Back to School and Branching Out

Ah, back-to-school time. I distinctly remember an ad for Staples that ran when I was a child. A father coasts gleefully on a shopping cart while his children sulkily drag their feet behind him as they shop for school supplies, “It’s the Most Wonderful Time of the Year” playing merrily in the background. My mom thought that commercial was hilarious. I didn’t really get it; I thought school was the best.
Let me introduce my (12-year-old) self. I play cymbals in the marching band and I have a xylophone solo in the school musical. I’m on the academic decathlon team and the captain of the track team, specializing in the 400 meters and the 4x100 meter relay.
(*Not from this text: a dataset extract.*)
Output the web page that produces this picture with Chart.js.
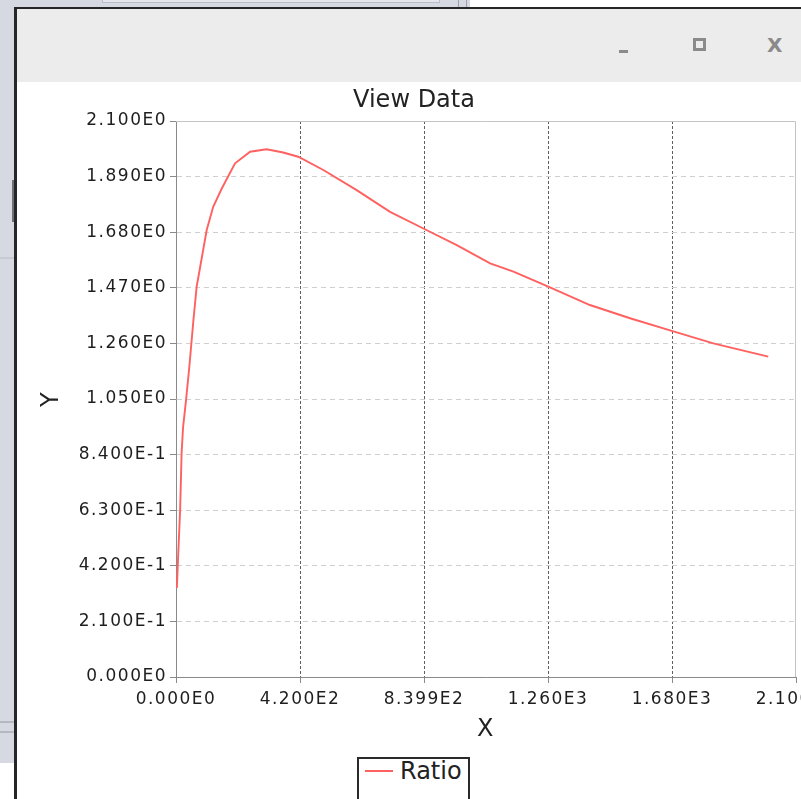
<!DOCTYPE html>
<html>
<head>
<meta charset="utf-8">
<title>View Data</title>
<script src="https://cdn.jsdelivr.net/npm/chart.js@4.4.1/dist/chart.umd.min.js"></script>
<style>
	html, body { margin: 0; padding: 0; }
	body { width: 801px; height: 799px; overflow: hidden; position: relative; background: #fff; font-family: 'DejaVu Sans', sans-serif; }
	.bg-left { position: absolute; left: 0; top: 0; width: 15px; height: 763px; background: #d6d9e1; }
	.bg-top { position: absolute; left: 0; top: 0; width: 470px; height: 8px; background: #d6d9e1; }
	.bg-field { position: absolute; left: 102px; top: -4px; width: 336px; height: 5px; border: 1px solid #b9bdc5; background: #e4e6eb; }
	.bg-vline { position: absolute; top: 0; width: 1px; height: 8px; background: #9a9ea6; }
	.bg-hline { position: absolute; left: 0; width: 14px; height: 2px; background: #b4b8c0; }
	.bg-mark { position: absolute; left: 12px; top: 180px; width: 2px; height: 42px; background: #6d7078; }
	.window { position: absolute; left: 14px; top: 7px; width: 830px; height: 830px; border-left: 3px solid #262626; border-top: 2px solid #262626; background: #fff; }
	.titlebar { position: absolute; left: 0; top: 0; width: 100%; height: 73px; background: #ececec; }
	.btn-min { position: absolute; left: 602px; top: 41px; width: 9px; height: 3px; background: #8a8a8a; }
	.btn-max { position: absolute; left: 676px; top: 29px; width: 7px; height: 7px; border: 3px solid #8a8a8a; }
	.btn-close { position: absolute; left: 750px; top: 24px; font: 20px 'DejaVu Sans', sans-serif; font-weight: 600; color: #8a8a8a; }
	#chartBox { position: absolute; left: 0; top: 73px; }
	#legend { position: absolute; left: 340px; top: 748px; height: 40px; border: 2px solid #2a2a2a; background: #fff; padding: 0 6px 0 6px; display: flex; align-items: flex-start; }
	.legend-item { display: flex; align-items: center; height: 40px; margin-top: -8px; }
	.legend-line { width: 28px; height: 2px; margin-right: 7px; }
	.legend-text { font: 24px 'DejaVu Sans', sans-serif; color: #222; }
</style>
</head>
<body>
<div class="bg-left"></div>
<div class="bg-top"></div>
<div class="bg-field"></div>
<div class="bg-vline" style="left:458px"></div>
<div class="bg-vline" style="left:466px"></div>
<div class="bg-mark"></div>
<div class="bg-hline" style="top:257px; background:#c6cad2"></div>
<div class="bg-hline" style="top:721px"></div>
<div class="bg-hline" style="top:731px"></div>

<div class="window">
	<div class="titlebar">
		<div class="btn-min"></div>
		<div class="btn-max"></div>
		<div class="btn-close">X</div>
	</div>
	<div id="chartBox"><canvas id="chart" width="794" height="670"></canvas></div>
	<div id="legend"></div>
</div>

<script>
var chartTitle = 'View Data';
var seriesName = 'Ratio';
var xAxisName = 'X';
var yAxisName = 'Y';

var xValues = [3, 7, 14, 19, 24, 34, 45, 59, 70, 104, 126, 155, 200, 251, 307, 363, 414, 499, 612, 725, 838, 951, 1064, 1143, 1261, 1402, 1538, 1679, 1820, 2006];
var yValues = [0.336, 0.449, 0.631, 0.846, 0.944, 1.046, 1.170, 1.348, 1.474, 1.688, 1.776, 1.845, 1.940, 1.984, 1.993, 1.981, 1.965, 1.915, 1.839, 1.757, 1.694, 1.631, 1.562, 1.531, 1.474, 1.405, 1.355, 1.307, 1.260, 1.210];

var xTickValues = [0, 420, 840, 1260, 1680, 2100];
var xTickLabels = ['0.000E0', '4.200E2', '8.399E2', '1.260E3', '1.680E3', '2.100E3'];
var yTickValues = [0, 0.21, 0.42, 0.63, 0.84, 1.05, 1.26, 1.47, 1.68, 1.89, 2.1];
var yTickLabels = ['0.000E0', '2.100E-1', '4.200E-1', '6.300E-1', '8.400E-1', '1.050E0', '1.260E0', '1.470E0', '1.680E0', '1.890E0', '2.100E0'];

var lineColor = 'rgb(255, 96, 96)';
var chart = null;

// title, plot outline and letter spacing for the tick labels
var framePlugin = {
	id: 'frame',
	beforeDraw: function (c) {
		c.ctx.letterSpacing = '1.5px';
	},
	beforeDatasetsDraw: function (c) {
		var a = c.chartArea;
		var ctx = c.ctx;
		ctx.save();
		ctx.strokeStyle = '#c4c4c4';
		ctx.lineWidth = 1;
		ctx.beginPath();
		ctx.moveTo(a.left, a.top + 0.5);
		ctx.lineTo(a.right - 0.5, a.top + 0.5);
		ctx.lineTo(a.right - 0.5, a.bottom);
		ctx.stroke();
		ctx.restore();
	},
	afterDraw: function (c) {
		var ctx = c.ctx;
		ctx.save();
		ctx.letterSpacing = '0px';
		ctx.fillStyle = '#222';
		ctx.font = '24px "DejaVu Sans"';
		ctx.textAlign = 'center';
		ctx.textBaseline = 'middle';
		ctx.fillText(chartTitle, c.width / 2, 19);
		ctx.restore();
		ctx.letterSpacing = '0px';
	}
};

function paintChart() {
	var ctx = document.getElementById('chart').getContext('2d');

	var points = xValues.map(function (x, i) {
		return { x: x, y: yValues[i] };
	});

	Chart.defaults.font.family = 'DejaVu Sans';

	chart = new Chart(ctx, {
		type: 'line',
		data: {
			datasets: [{
				label: seriesName,
				data: points,
				borderColor: lineColor,
				borderWidth: 1.9,
				pointRadius: 0,
				tension: 0,
				fill: false
			}]
		},
		options: {
			responsive: false,
			animation: false,
			devicePixelRatio: 1,
			layout: { padding: { top: 39, left: 0, right: 15, bottom: 0 } },
			plugins: {
				legend: { display: false },
				title: { display: false },
				tooltip: { enabled: false }
			},
			scales: {
				x: {
					type: 'linear',
					min: 0,
					max: 2100,
					afterBuildTicks: function (s) {
						s.ticks = xTickValues.map(function (v) { return { value: v }; });
					},
					afterFit: function (s) {
						s.height = 75;
						s.paddingLeft = 0;
						s.paddingRight = 0;
					},
					ticks: {
						autoSkip: false,
						maxRotation: 0,
						padding: 6,
						color: '#1e1e1e',
						font: { size: 17 },
						callback: function (v, i) { return xTickLabels[i]; }
					},
					grid: {
						color: function (c) {
							return c.index === xTickValues.length - 1 ? 'rgba(0,0,0,0)' : '#5e5e5e';
						},
						borderDash: [3, 2],
						tickLength: 6,
						tickColor: '#8a8a8a',
						tickBorderDash: []
					},
					border: { color: '#8a8a8a', width: 1, dash: [3, 2] },
					title: {
						display: true,
						text: xAxisName,
						color: '#222',
						font: { size: 24 },
						padding: { top: 0, bottom: 8 }
					}
				},
				y: {
					min: 0,
					max: 2.1,
					afterBuildTicks: function (s) {
						s.ticks = yTickValues.map(function (v) { return { value: v }; });
					},
					afterFit: function (s) {
						s.width = 159;
						s.paddingTop = 0;
						s.paddingBottom = 0;
					},
					ticks: {
						autoSkip: false,
						padding: 3,
						color: '#1e1e1e',
						font: { size: 17 },
						callback: function (v, i) { return yTickLabels[i]; }
					},
					grid: {
						color: function (c) {
							return c.index === yTickValues.length - 1 ? 'rgba(0,0,0,0)' : '#d0d0d0';
						},
						borderDash: [5, 4],
						tickLength: 6,
						tickColor: '#8a8a8a',
						tickBorderDash: []
					},
					border: { color: '#8a8a8a', width: 1, dash: [5, 4] },
					title: {
						display: true,
						text: yAxisName,
						color: '#222',
						font: { size: 24 },
						padding: { top: 20, bottom: 0 }
					}
				}
			}
		},
		plugins: [framePlugin]
	});

	// legend box under the chart, built from the dataset
	var legend = document.getElementById('legend');
	chart.data.datasets.forEach(function (ds) {
		var item = document.createElement('div');
		item.className = 'legend-item';
		var line = document.createElement('div');
		line.className = 'legend-line';
		line.style.background = ds.borderColor;
		var text = document.createElement('span');
		text.className = 'legend-text';
		text.textContent = ds.label;
		item.appendChild(line);
		item.appendChild(text);
		legend.appendChild(item);
	});
}

paintChart();
</script>
</body>
</html>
I also run hurdles, but only because I’m one of the few middle schoolers tall enough to make it over them. I play fullback on the soccer team and I want to be a movie star when I grow up, going so far as to draft my acceptance speech after begging my mom to let me stay up to watch the end of the Oscars on a school night.

In middle school, I could do all of those things. And after middle school, I never did any of them again. Not because I couldn’t, or because I wasn’t good at them or didn’t enjoy them, but because I had already begun to whittle away passing interests to concentrate on those activities that would turn into true passions: theater, writing, working, playing softball, spending time with my friends. 

Middle school is the perfect time to try on many hats. The stakes are low, the energy is high, and the possibilities are endless. As your middle schooler prepares to begin this year, ask her what she wants to try. Students who report feeling the most connected and engaged in their school communities are those who are plugged in beyond the classroom. Co-curriculars also help students practice time-management skills and create a sense of balance between what challenges them academically and what fulfills them socially, physically, and emotionally. It’s also a great way to stretch leadership capacity and make new friends.

The goal, of course, isn’t to do everything. (Even in my frenetic middle school days, I was generally only doing one or two of those things at a time.) Over-programming and burnout are real. But finding the right balance of exploration and challenge is so important, as is granting your child autonomy and choice in how she spends her time. As William Stixrud and Ned Johnson write in The Self-Driven Child, “So often, parents want to play Edward Scissorhands and start pruning their child like a tree, but the reality is that your tree has just begun to grow, and you don't even know what kind of tree it is. Maybe it's not a sports tree.” The authors expound on how a lack of control over their lives creates stress and a lack of motivation in young people. But when students feel that they have ownership of their time and energy, not only will they be less anxious, but they will also have increased intrinsic motivation to be successful at whatever it is they choose to do.

So let your child be a painter-ballerina-soccer goalie if that’s what she wants. Maybe she won’t excel at any of those things (at least not in the traditional ways we tend to measure “success”). But maybe through those activities, she’ll discover that she’s really adept at motivating her peers, which inspires her to run for student council.  Or perhaps she’ll gain the awareness that she feels tremendously calm when stretching before a rehearsal, which then translates into a de-stressing routine she practices before bed each day. Maybe painting isn’t her thing, but perhaps it introduces her to her lifelong best friend. If, at the end of the season, your child decides it’s time to move on, that’s okay. But encourage her to reflect on what positive aspects she’ll take away from each experience before she finds her next favorite thing.

Back-to-school time is the most wonderful time of the year. It’s when students have the opportunity to reinvent themselves on that first day of school, trying on and discarding whatever doesn’t quite feel right. Let your little tree grow wild in whatever directions she chooses, knowing that she’s firmly rooted in your love and support.